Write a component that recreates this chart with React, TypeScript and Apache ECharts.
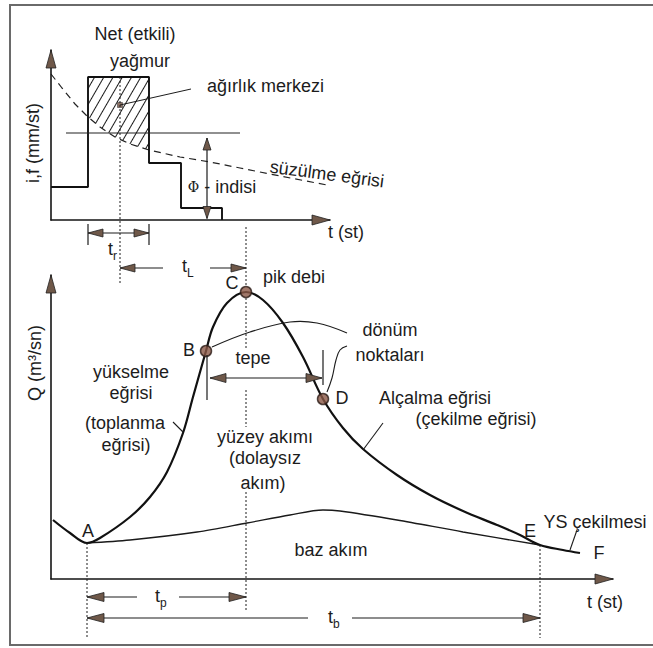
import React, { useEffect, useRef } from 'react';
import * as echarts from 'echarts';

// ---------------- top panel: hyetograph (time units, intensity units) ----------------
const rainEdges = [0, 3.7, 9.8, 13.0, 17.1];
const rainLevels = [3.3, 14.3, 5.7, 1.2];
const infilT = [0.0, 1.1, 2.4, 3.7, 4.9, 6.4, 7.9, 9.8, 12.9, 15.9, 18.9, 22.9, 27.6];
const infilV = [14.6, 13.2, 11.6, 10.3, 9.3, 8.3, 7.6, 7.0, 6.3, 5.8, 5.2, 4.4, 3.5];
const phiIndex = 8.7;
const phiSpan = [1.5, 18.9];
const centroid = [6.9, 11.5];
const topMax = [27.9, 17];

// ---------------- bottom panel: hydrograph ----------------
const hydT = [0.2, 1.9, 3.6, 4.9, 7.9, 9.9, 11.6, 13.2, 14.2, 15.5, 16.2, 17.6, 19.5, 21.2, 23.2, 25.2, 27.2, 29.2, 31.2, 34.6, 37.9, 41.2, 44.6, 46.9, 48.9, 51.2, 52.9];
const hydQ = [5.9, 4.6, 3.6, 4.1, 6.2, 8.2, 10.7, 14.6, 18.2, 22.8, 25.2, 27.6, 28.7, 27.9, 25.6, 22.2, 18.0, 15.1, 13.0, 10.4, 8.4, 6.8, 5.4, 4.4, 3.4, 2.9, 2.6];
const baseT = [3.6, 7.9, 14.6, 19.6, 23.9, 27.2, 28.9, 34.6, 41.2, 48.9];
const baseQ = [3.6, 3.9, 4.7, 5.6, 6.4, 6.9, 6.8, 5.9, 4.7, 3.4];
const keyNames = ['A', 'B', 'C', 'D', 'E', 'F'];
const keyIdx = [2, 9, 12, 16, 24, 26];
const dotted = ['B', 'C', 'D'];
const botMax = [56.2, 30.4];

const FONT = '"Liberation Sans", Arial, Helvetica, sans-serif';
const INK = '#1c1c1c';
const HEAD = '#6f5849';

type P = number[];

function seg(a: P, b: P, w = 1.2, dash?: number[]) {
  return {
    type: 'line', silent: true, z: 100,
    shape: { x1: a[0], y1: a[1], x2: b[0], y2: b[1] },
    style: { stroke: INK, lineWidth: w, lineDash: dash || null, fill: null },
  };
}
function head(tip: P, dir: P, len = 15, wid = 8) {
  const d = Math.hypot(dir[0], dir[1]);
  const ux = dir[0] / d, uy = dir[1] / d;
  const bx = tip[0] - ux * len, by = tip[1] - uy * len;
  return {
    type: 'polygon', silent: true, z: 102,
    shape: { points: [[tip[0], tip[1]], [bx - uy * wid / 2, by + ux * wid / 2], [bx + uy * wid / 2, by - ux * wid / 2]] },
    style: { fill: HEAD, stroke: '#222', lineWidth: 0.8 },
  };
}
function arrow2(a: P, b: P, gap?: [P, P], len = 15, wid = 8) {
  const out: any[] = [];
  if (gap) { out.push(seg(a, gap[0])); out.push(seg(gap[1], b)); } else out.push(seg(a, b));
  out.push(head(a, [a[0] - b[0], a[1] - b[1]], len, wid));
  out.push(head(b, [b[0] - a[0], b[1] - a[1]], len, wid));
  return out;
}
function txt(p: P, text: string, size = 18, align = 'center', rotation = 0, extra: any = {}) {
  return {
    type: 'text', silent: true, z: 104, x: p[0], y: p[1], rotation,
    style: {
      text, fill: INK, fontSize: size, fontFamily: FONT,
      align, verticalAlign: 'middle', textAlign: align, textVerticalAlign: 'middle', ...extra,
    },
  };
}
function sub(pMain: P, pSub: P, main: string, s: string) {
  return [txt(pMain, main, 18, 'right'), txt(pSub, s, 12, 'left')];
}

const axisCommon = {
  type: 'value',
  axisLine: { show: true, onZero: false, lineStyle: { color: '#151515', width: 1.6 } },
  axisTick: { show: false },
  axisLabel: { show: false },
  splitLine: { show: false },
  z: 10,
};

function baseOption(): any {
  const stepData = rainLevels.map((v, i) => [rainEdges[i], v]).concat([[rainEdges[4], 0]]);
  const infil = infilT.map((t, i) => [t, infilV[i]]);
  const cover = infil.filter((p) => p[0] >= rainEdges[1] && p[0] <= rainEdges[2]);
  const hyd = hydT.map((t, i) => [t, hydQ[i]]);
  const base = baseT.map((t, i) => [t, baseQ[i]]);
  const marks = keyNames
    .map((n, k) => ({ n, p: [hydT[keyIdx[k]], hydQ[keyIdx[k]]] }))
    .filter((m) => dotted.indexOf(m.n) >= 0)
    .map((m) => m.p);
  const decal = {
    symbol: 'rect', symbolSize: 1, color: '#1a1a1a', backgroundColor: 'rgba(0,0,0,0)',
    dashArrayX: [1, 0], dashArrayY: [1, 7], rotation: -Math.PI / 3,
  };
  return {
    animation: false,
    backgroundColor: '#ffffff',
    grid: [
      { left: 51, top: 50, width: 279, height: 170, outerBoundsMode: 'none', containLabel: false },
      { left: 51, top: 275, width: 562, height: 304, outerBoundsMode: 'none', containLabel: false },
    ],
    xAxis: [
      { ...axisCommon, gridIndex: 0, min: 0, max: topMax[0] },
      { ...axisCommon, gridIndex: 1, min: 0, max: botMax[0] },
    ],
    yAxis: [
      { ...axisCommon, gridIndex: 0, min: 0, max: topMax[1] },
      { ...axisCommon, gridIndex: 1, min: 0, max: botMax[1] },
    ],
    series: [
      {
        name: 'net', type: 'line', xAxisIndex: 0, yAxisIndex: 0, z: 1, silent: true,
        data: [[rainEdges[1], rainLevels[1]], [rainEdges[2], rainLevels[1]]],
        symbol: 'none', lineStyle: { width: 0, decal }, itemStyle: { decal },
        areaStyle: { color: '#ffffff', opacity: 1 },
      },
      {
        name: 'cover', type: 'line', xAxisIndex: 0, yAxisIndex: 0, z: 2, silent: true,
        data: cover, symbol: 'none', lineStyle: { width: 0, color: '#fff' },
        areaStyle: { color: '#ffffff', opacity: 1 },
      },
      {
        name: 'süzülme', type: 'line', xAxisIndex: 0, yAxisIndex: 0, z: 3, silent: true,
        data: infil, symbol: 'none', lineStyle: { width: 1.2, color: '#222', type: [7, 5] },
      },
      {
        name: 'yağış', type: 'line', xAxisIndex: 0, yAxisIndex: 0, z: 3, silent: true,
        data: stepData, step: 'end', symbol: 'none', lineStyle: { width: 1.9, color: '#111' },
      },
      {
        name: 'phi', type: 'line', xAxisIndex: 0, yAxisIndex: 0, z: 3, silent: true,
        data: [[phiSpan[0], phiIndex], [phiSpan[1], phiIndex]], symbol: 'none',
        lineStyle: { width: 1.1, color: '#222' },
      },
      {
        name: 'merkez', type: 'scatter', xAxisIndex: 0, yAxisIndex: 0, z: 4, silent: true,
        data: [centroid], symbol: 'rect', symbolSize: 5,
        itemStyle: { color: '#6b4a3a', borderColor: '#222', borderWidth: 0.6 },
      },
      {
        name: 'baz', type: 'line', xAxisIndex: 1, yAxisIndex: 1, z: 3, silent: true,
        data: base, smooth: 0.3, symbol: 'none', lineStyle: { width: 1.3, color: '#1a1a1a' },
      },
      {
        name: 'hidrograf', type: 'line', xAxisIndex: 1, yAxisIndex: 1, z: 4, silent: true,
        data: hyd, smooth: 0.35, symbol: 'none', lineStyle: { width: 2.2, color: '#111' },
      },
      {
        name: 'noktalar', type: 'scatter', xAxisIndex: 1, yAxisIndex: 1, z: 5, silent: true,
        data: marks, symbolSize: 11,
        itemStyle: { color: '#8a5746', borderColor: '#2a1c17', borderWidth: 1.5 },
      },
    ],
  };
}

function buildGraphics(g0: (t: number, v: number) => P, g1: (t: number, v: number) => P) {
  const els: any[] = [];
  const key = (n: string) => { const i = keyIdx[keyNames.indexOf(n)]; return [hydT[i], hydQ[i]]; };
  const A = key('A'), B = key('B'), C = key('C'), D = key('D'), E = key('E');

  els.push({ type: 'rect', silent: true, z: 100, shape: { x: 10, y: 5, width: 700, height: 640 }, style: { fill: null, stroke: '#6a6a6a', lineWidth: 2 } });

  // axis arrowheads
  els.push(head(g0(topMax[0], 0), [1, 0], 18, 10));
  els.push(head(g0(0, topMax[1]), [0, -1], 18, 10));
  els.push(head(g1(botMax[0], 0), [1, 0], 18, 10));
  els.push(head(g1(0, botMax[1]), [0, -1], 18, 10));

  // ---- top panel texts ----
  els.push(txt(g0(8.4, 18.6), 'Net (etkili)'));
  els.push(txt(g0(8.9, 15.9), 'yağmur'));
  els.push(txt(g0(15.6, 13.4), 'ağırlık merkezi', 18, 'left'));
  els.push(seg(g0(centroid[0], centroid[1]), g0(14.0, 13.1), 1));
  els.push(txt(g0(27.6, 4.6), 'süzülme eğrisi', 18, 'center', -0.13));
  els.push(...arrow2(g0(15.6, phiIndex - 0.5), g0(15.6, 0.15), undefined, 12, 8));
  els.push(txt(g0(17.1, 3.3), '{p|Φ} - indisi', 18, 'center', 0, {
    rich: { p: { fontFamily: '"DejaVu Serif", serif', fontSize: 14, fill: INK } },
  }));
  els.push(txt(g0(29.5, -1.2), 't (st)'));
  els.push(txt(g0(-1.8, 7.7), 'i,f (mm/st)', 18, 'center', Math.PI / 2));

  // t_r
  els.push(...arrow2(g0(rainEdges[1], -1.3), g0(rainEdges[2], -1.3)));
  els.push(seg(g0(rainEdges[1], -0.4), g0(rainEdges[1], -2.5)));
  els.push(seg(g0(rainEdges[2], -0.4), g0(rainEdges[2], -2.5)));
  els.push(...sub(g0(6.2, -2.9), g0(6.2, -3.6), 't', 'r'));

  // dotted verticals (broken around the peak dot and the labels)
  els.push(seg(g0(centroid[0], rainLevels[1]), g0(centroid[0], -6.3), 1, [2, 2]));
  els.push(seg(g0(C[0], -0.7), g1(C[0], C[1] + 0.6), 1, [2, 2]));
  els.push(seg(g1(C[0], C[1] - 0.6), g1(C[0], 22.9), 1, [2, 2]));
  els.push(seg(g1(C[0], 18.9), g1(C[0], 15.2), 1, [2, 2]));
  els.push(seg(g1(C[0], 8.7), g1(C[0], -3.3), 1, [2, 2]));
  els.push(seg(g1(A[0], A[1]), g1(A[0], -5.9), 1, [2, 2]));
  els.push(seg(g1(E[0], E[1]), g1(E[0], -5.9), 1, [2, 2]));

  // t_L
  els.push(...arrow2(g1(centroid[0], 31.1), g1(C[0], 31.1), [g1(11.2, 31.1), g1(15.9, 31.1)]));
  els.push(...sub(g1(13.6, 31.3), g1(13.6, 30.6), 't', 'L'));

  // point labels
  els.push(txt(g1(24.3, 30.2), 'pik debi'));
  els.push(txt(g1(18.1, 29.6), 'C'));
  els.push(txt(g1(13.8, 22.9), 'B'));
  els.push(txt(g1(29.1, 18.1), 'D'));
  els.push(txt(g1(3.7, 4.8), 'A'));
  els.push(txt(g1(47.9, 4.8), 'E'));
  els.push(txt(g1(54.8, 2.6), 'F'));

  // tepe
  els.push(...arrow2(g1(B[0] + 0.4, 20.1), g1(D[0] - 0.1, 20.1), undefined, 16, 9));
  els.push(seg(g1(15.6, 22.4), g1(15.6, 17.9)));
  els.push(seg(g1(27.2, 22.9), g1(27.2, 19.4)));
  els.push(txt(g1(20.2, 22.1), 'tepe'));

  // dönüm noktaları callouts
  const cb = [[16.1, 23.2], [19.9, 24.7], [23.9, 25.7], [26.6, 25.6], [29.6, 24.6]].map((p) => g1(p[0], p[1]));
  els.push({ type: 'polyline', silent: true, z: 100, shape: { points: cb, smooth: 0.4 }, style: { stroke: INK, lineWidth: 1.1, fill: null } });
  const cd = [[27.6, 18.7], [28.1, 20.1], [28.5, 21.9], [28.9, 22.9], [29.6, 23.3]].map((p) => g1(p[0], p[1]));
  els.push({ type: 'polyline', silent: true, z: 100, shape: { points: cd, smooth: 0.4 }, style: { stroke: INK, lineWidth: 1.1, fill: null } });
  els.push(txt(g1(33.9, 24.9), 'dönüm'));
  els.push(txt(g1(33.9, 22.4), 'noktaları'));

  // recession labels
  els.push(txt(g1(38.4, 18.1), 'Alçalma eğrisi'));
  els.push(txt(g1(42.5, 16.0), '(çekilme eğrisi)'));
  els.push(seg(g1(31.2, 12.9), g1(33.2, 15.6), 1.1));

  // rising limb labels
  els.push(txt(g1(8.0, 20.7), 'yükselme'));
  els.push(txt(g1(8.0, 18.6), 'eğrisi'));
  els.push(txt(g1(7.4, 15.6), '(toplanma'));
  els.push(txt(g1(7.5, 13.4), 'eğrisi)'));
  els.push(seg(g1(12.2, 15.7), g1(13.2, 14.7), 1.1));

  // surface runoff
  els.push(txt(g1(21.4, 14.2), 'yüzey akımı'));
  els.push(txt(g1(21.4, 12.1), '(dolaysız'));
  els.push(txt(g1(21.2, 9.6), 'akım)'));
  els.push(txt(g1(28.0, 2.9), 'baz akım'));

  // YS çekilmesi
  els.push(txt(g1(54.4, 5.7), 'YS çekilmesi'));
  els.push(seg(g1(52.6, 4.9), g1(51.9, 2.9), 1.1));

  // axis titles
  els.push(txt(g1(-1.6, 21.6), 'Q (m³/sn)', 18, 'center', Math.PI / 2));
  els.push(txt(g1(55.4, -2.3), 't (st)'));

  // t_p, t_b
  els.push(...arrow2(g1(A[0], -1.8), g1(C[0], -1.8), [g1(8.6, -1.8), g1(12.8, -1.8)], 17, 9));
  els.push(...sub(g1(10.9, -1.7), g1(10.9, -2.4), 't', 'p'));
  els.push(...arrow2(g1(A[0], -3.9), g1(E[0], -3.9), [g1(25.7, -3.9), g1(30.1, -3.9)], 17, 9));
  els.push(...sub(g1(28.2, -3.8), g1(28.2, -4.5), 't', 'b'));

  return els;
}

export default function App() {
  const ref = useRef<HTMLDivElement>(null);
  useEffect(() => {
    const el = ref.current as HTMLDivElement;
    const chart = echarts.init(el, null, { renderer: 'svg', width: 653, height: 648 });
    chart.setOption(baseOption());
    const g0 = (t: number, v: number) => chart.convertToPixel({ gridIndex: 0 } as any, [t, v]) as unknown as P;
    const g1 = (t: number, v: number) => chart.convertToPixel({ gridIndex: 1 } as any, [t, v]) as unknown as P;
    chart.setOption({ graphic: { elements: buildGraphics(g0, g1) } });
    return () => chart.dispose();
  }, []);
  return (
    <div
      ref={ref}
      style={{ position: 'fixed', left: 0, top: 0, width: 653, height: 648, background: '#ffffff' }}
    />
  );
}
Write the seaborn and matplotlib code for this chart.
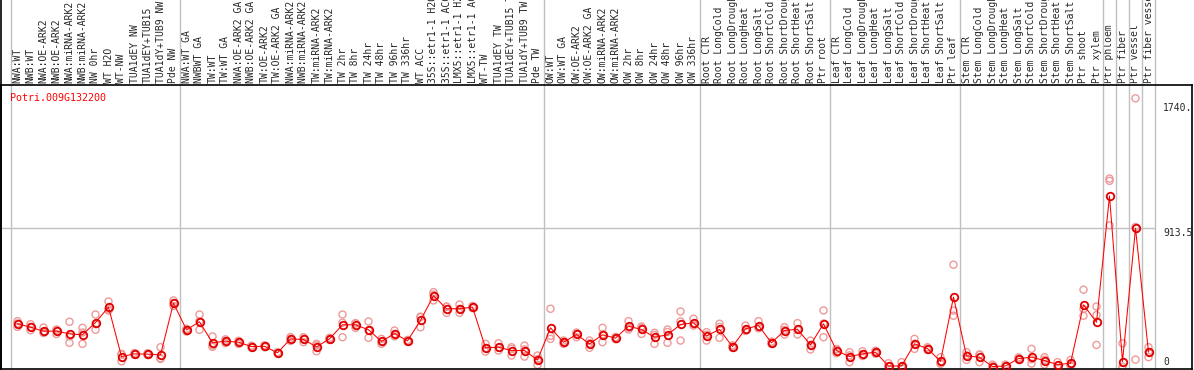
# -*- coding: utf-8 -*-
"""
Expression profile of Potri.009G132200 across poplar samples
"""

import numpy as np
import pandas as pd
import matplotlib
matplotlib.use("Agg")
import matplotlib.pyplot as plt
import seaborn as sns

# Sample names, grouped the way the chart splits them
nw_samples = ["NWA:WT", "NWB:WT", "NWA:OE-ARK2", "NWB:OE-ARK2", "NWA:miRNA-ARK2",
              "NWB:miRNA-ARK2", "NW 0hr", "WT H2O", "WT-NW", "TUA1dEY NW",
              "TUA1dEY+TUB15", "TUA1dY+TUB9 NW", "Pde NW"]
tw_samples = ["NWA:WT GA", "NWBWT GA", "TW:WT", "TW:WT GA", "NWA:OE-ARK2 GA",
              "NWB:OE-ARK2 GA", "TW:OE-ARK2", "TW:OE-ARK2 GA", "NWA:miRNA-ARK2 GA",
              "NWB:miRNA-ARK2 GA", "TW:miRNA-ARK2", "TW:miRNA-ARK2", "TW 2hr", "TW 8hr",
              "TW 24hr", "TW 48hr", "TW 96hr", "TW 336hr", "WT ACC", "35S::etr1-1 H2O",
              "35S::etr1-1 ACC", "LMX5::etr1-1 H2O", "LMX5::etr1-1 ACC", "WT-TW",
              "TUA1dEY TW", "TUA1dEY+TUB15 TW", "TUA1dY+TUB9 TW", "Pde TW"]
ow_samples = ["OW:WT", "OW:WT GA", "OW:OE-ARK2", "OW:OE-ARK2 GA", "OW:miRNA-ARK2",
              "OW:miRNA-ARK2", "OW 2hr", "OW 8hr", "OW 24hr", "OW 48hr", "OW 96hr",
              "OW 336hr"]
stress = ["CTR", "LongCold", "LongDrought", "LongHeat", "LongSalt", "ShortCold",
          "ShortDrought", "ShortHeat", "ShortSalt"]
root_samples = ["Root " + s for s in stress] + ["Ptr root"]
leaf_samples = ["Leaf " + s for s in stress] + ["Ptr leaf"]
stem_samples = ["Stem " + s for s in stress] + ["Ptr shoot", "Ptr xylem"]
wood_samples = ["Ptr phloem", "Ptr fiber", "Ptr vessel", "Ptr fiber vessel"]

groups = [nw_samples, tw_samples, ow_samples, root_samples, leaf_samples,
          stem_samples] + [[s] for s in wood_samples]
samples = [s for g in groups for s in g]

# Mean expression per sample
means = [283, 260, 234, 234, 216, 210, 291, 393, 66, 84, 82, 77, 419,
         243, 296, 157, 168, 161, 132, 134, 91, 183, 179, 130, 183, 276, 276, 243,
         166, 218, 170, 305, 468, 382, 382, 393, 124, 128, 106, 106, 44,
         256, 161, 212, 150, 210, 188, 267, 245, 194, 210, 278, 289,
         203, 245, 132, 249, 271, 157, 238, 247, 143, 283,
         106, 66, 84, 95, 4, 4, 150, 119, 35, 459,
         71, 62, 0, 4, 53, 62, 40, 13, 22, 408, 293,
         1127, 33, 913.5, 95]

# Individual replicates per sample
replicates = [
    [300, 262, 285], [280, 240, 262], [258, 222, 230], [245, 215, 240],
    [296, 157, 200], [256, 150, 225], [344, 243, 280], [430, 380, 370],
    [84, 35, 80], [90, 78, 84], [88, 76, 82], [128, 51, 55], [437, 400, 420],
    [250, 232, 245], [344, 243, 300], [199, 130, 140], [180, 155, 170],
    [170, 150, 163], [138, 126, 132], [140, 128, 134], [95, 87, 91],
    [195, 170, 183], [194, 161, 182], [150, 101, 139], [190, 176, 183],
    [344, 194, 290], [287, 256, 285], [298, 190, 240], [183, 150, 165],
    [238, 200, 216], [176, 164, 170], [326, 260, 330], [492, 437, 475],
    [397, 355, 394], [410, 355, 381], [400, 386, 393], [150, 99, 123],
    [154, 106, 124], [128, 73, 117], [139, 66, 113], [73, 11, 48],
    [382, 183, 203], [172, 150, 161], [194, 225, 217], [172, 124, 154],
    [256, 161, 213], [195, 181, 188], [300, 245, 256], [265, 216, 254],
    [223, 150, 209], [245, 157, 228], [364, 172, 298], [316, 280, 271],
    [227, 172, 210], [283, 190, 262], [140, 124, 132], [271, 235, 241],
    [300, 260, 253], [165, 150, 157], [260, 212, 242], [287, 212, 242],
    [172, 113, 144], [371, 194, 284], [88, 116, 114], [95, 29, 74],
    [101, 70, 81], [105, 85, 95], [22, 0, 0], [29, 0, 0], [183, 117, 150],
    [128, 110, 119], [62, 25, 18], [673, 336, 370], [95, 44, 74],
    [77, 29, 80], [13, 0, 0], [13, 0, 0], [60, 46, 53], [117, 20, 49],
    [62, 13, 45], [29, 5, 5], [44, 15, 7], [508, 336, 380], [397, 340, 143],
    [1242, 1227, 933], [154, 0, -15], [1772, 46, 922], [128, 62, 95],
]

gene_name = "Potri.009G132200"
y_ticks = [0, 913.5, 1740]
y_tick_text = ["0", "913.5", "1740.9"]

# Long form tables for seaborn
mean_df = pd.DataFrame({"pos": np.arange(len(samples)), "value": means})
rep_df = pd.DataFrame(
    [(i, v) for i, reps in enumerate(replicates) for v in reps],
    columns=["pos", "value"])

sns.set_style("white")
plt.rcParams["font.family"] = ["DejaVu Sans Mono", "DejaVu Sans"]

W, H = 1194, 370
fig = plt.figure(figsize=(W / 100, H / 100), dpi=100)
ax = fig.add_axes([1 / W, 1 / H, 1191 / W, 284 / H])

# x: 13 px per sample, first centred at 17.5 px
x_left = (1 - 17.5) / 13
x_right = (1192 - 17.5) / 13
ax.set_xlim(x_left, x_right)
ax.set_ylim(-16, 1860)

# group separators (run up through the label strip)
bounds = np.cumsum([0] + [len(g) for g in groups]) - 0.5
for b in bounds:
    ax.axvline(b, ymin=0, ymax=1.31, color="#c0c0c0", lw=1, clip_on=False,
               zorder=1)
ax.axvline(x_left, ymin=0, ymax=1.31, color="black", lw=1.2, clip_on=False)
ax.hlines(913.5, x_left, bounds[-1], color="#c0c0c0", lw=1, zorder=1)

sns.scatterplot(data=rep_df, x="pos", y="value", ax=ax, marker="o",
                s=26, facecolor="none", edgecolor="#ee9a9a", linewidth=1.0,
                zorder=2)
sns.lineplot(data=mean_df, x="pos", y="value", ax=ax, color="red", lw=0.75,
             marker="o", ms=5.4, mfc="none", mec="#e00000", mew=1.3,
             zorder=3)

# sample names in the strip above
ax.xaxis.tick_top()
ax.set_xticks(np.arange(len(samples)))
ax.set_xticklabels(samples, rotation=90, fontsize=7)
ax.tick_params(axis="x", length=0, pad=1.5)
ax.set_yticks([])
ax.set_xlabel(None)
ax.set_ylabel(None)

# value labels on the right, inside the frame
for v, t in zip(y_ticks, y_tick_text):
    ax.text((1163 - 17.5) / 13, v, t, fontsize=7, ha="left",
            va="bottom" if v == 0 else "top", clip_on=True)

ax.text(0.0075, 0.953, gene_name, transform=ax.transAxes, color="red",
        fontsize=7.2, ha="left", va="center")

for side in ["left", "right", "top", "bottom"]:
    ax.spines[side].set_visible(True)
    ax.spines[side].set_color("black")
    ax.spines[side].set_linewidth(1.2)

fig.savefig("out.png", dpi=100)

-*-

Exercise description - In the listing above, find the line containing "Write the seaborn" and the line containing "samples = [s for g in groups for s in g]", then write out both of them and every line between, exactly, with no pictures.

Full output -
Write the seaborn and matplotlib code for this chart.
# -*- coding: utf-8 -*-
"""
Expression profile of Potri.009G132200 across poplar samples
"""

import numpy as np
import pandas as pd
import matplotlib
matplotlib.use("Agg")
import matplotlib.pyplot as plt
import seaborn as sns

# Sample names, grouped the way the chart splits them
nw_samples = ["NWA:WT", "NWB:WT", "NWA:OE-ARK2", "NWB:OE-ARK2", "NWA:miRNA-ARK2",
              "NWB:miRNA-ARK2", "NW 0hr", "WT H2O", "WT-NW", "TUA1dEY NW",
              "TUA1dEY+TUB15", "TUA1dY+TUB9 NW", "Pde NW"]
tw_samples = ["NWA:WT GA", "NWBWT GA", "TW:WT", "TW:WT GA", "NWA:OE-ARK2 GA",
              "NWB:OE-ARK2 GA", "TW:OE-ARK2", "TW:OE-ARK2 GA", "NWA:miRNA-ARK2 GA",
              "NWB:miRNA-ARK2 GA", "TW:miRNA-ARK2", "TW:miRNA-ARK2", "TW 2hr", "TW 8hr",
              "TW 24hr", "TW 48hr", "TW 96hr", "TW 336hr", "WT ACC", "35S::etr1-1 H2O",
              "35S::etr1-1 ACC", "LMX5::etr1-1 H2O", "LMX5::etr1-1 ACC", "WT-TW",
              "TUA1dEY TW", "TUA1dEY+TUB15 TW", "TUA1dY+TUB9 TW", "Pde TW"]
ow_samples = ["OW:WT", "OW:WT GA", "OW:OE-ARK2", "OW:OE-ARK2 GA", "OW:miRNA-ARK2",
              "OW:miRNA-ARK2", "OW 2hr", "OW 8hr", "OW 24hr", "OW 48hr", "OW 96hr",
              "OW 336hr"]
stress = ["CTR", "LongCold", "LongDrought", "LongHeat", "LongSalt", "ShortCold",
          "ShortDrought", "ShortHeat", "ShortSalt"]
root_samples = ["Root " + s for s in stress] + ["Ptr root"]
leaf_samples = ["Leaf " + s for s in stress] + ["Ptr leaf"]
stem_samples = ["Stem " + s for s in stress] + ["Ptr shoot", "Ptr xylem"]
wood_samples = ["Ptr phloem", "Ptr fiber", "Ptr vessel", "Ptr fiber vessel"]

groups = [nw_samples, tw_samples, ow_samples, root_samples, leaf_samples,
          stem_samples] + [[s] for s in wood_samples]
samples = [s for g in groups for s in g]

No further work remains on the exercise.